TOKYO - Fuji Heavy Industries, the maker of Subaru cars, reported a 24 percent drop in annual earnings on Friday, its lowest operating profit in six years, and forecast a further fall due to weak sales in the key U.S. market.
Fuji Heavy's fortunes stand in stark contrast to those of most other Japanese automakers, which have reported strong profit growth thanks mainly to success in the United States despite depressed demand and heavy discounts by local car manufacturers.
The company, 20 percent owned by General Motors, said group operating profit for the year ended March 31 was 67.52 billion yen ($580 million), in line with the median forecast of 68 billion yen in a survey of 16 brokerages by Reuters Research.
A year earlier, it logged a profit of 88.48 billion yen.

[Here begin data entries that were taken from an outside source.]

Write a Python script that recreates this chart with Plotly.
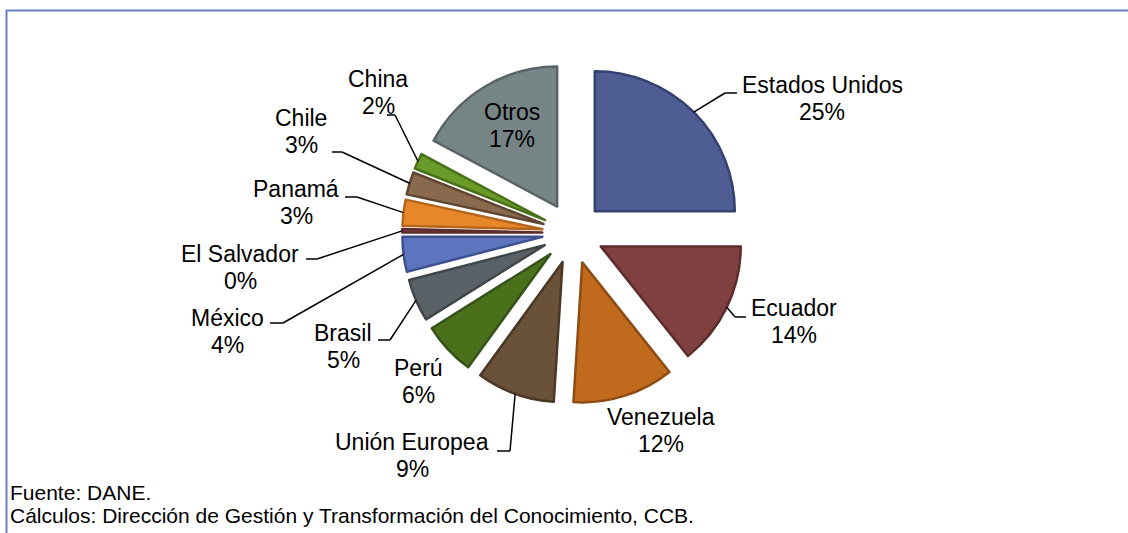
import math
import plotly.graph_objects as go

# ---- data ----
countries = ["Estados Unidos", "Ecuador", "Venezuela", "Unión Europea", "Perú", "Brasil",
             "México", "El Salvador", "Panamá", "Chile", "China", "Otros"]
shares = [25.0, 14.3, 11.7, 9.0, 6.1, 4.9, 4.0, 0.4, 3.0, 2.6, 1.8, 17.2]
fill_colors = ["#4E5E94", "#80403F", "#C06A1E", "#6A5139", "#4A701B", "#5A6268",
               "#5C75BE", "#84403F", "#E8862A", "#8A6A4E", "#6A9A28", "#788587"]
line_colors = ["#34406E", "#5C2C2D", "#8E4C12", "#4A3826", "#34521A", "#3F464A",
               "#3E5292", "#5C2C2D", "#B4661C", "#5E4632", "#4A711A", "#596466"]
source_lines = ["Fuente: DANE.",
                "Cálculos: Dirección de Gestión y Transformación del Conocimiento, CCB."]

# ---- layout settings (pixels) ----
W, H = 1128, 533
CX, CY = 573, 233          # pie centre
R = 140                    # pie radius
PULL = 0.22
LINE_GAP = 27
# label centres (x, y of first line), and connector elbow/end points (None = no connector)
label_pos = [(822, 85), (794, 308), (661, 417), (412, 442), (418, 368), (343, 333),
             (227, 318), (240, 254), (296, 189), (301, 118), (378, 79), (512, 112)]
elbows = [((725, 93), 737), ((735, 317), 746), None, ((510, 451), 497), None, ((390, 340), 378),
          ((283, 323), 270), ((317, 259), 306), ((357, 197), 345), ((342, 152), 332),
          ((395, 115), 387), None]

FONT = "Liberation Sans, Arial, sans-serif"


def px(x):
    return x / W


def py(y):
    return 1 - y / H


box_h = R * (1 + PULL) * 2
box_w = box_h * 1.5
fig = go.Figure(go.Pie(
    labels=countries, values=shares, sort=False, direction="clockwise", rotation=0,
    pull=[PULL] * len(shares),
    marker=dict(colors=fill_colors, line=dict(color=line_colors, width=2.5)),
    textinfo="none", hoverinfo="label+percent", showlegend=False,
    domain=dict(x=[px(CX - box_w / 2), px(CX + box_w / 2)],
                y=[py(CY + box_h / 2), py(CY - box_h / 2)]),
))

total = sum(shares)
annotations = []
shapes = []
cum = 0.0
for name, v, lp, el in zip(countries, shares, label_pos, elbows):
    mid = (cum + v / 2) / total * 2 * math.pi
    cum += v
    pct = round(v / total * 100)
    for k, line in enumerate([name, f"{pct}%"]):
        annotations.append(dict(
            x=px(lp[0]), y=py(lp[1] + k * LINE_GAP), xref="paper", yref="paper", showarrow=False,
            text=line, font=dict(family=FONT, size=23, color="#000000"),
            xanchor="center", yanchor="middle", align="center"))
    if el is not None:
        ex0 = CX + R * (1 + PULL) * math.sin(mid)
        ey0 = CY - R * (1 + PULL) * math.cos(mid)
        (ex, ey), hx = el
        for (a, b), (c, d) in [((ex0, ey0), (ex, ey)), ((ex, ey), (hx, ey))]:
            shapes.append(dict(type="line", xref="paper", yref="paper",
                               x0=px(a), y0=py(b), x1=px(c), y1=py(d),
                               line=dict(color="#000000", width=1.5)))

# source notes
for i, t in enumerate(source_lines):
    annotations.append(dict(
        x=px(8), y=py(492 + 23 * i), xref="paper", yref="paper", showarrow=False,
        text=t, font=dict(family=FONT, size=21, color="#000000"),
        xanchor="left", yanchor="middle", align="left"))

# frame (top and left edges visible)
frame_col = "#6A80C2"
shapes.append(dict(type="line", xref="paper", yref="paper", x0=px(6), y0=py(10.5), x1=1, y1=py(10.5),
                   line=dict(color=frame_col, width=2)))
shapes.append(dict(type="line", xref="paper", yref="paper", x0=px(6.5), y0=py(10), x1=px(6.5), y1=0,
                   line=dict(color=frame_col, width=2)))

fig.update_layout(width=W, height=H, margin=dict(l=0, r=0, t=0, b=0),
                  paper_bgcolor="white", plot_bgcolor="white",
                  annotations=annotations, shapes=shapes)

fig.write_html("out.html", config={"displayModeBar": False},
               post_script="document.body.style.margin='0';")
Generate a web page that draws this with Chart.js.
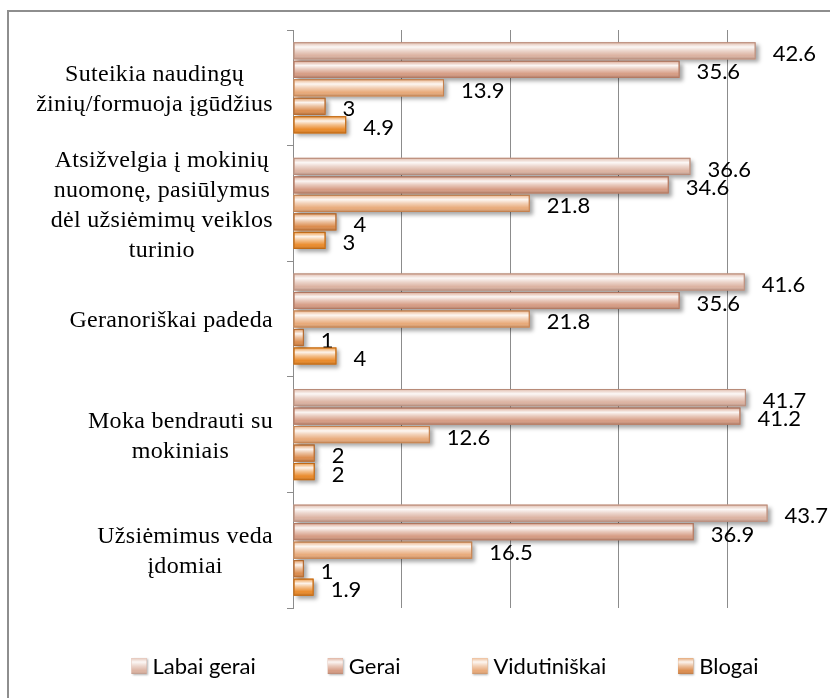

With much less exposure to Europe than its domestic rivals, Fuji Heavy received little lift from a stronger euro. The currency factor added 3.2 billion yen to profit last year, and is expected to slash 13 billion yen this year due to the dollar's fall against the yen.
Citing a tough sales environment in the United States and Japan due to those countries' sluggish economies, the maker of all-wheel-drive vehicles said its operating profit would likely fall further to 62 billion yen for the year to next March.
"Obviously, what will be really key for us going forward is how demand in North America pans out," CFO Hiroshi Suzuki told a news conference.
For the year to next March, Fuji Heavy forecast a net profit of 35 billion yen. Last year, net profit was 33.48 billion yen.
The automaker, which generates about four-fifths of its operating profit in the United States, fell short of its sales target there in calendar 2002, with volumes dropping 3.2 percent.
Analysts said Fuji Heavy's prospects in its most important overseas market continued to look bleak.
Although sales are up 10 percent so far this year, that is mainly due to increased spending on incentives. With no new model planned in the United States until next year, profits are set to come under more pressure, analysts said.
"They're expecting to boost global sales volume by 5.2 percent (to 568,000 units) this year, but that's looking difficult for the time being," said Nikko Citigroup auto analyst Shotaro Noguchi.
Fuji Heavy hopes to make up for any weakness by improving its sales in Japan, where it will soon launch a new version of the flagship Legacy model. But CFO Suzuki said bigger spending could dampen the effects of a sales rise.
"We're going to be seeing an improvement in sales mix and growth in vehicle unit sales, but there will be a rise in spending, including promotional costs for the new Legacy and R&D," Suzuki said, adding a weaker dollar would also hurt.